比如說,演員孫儷曾連續四年資助山區貧困生向海清,而後來在資助下進入大學的向海清,開始肆無忌憚亂花錢、逃課談戀愛,漸漸荒廢了學業。無奈之下,孫儷停止了對他的資助。不料,向海清竟倒打一耙,髮長文控訴孫儷,想讓她名譽盡毀。

孫儷

“名譽”是一件武器,也是一個耙。名貴可以以特權壓勢,但公衆也可以以名譽毀人,這類事歷來並不罕見。

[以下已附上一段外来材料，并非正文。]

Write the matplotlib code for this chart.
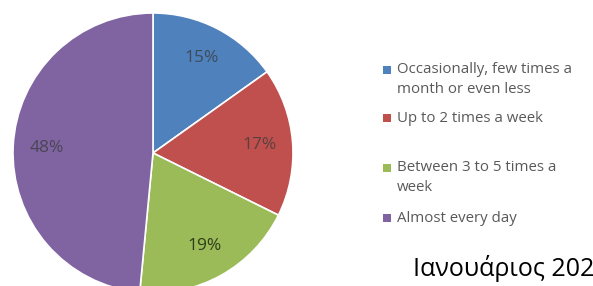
import matplotlib.pyplot as plt
from matplotlib.patches import Rectangle

labels = ['Occasionally, few times a\nmonth or even less',
          'Up to 2 times a week',
          'Between 3 to 5 times a\nweek',
          'Almost every day']
values = [15, 17, 19, 48]
colors = ['#4F81BD', '#C0504D', '#9BBB59', '#8064A2']
caption = 'Ιανουάριος 2020'

fig = plt.figure(figsize=(5.93, 2.86), dpi=100)

# pie: centre ~ (153, 153) px, radius ~ 140 px, clipped at bottom
ax = fig.add_axes([(153 - 140) / 593, (286 - 153 - 140) / 286, 280 / 593, 280 / 286])
wedges, texts, autotexts = ax.pie(values, colors=colors, startangle=90, counterclock=False,
                                  autopct='%d%%', pctdistance=0.76,
                                  wedgeprops=dict(edgecolor='white', linewidth=1.2),
                                  textprops=dict(fontsize=12.5, color='#3a3a3a', family='Open Sans'))
autotexts[2].set_color('#2f3d1a')
for t in autotexts[:2] + [autotexts[3]]:
    t.set_alpha(0.75)
ax.set_aspect('equal')
ax.set_xlim(-1, 1)
ax.set_ylim(-1, 1)
ax.axis('off')

# legend, Excel style with uneven spacing
legend_y = [70, 118, 168, 218]
for lab, col, y in zip(labels, colors, legend_y):
    fig.patches.append(Rectangle((383 / 593, 1 - (y + 4) / 286), 8 / 593, 8 / 286,
                                 transform=fig.transFigure, facecolor=col, edgecolor='none'))
    t = fig.text(397 / 593, 1 - y / 286, lab, fontsize=10.8, color='#595959', family='Open Sans',
                 va='center', ha='left', linespacing=1.42)
    # multi-line labels are anchored at first line
    if '\n' in lab:
        t.set_va('top')
        t.set_position((397 / 593, 1 - (y - 8) / 286))

fig.text(413 / 593, 1 - 276 / 286, caption, fontsize=18, color='black', family='Open Sans',
         va='baseline', ha='left')

fig.savefig('out.png', dpi=100)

尤其是自媒體數字時代,有一種建立在思維惰性上的質疑潮流橫行霸道,概括起來無非二字:炒作。

但凡有流量的、有傳播度的東西,就一定是爲了“炒作”。一個人之但凡做出了受人關注的言行舉止,就一定是在利用公衆的共情或同理心。

獨自尋找親生父母的少年劉學州是“炒作”,獨自買下毛坯房的女孩是“炒作”,遠嫁西非的女孩是“炒作”,拍片丟了相機的紀錄片導演也是炒作……當然,大多數公衆,看到這些案例的時候,第一時間並未想到這兩個字。

陳道明談包裝炒作對優秀創作者的影響

但一旦看見留言評論區有人用這兩個字來質疑,就彷彿在腦海裏植入了一張芯片,硬是沒法徹底撇開它在你腦海裏誕下的痕跡了,而後不自主地對真實性生疑。

逐漸地,所有公開表達、展示都得小心翼翼規避流量,規避傳播帶來的影響力,真誠的表達和勇氣慢慢被先入爲主的惡意淹沒,這是一件很可怕的事,因爲它會迫使結論先於思考,最終扼制對理性、整體性的評判和追求,讓你我漸漸變成一個苛刻和刁鑽的人。

總之,如果不能保持沉默,那就保持一點適當的冷漠。一部電影看不看的,關係不大,但對一個好人的盲目討伐,是整個社會的忘恩負義。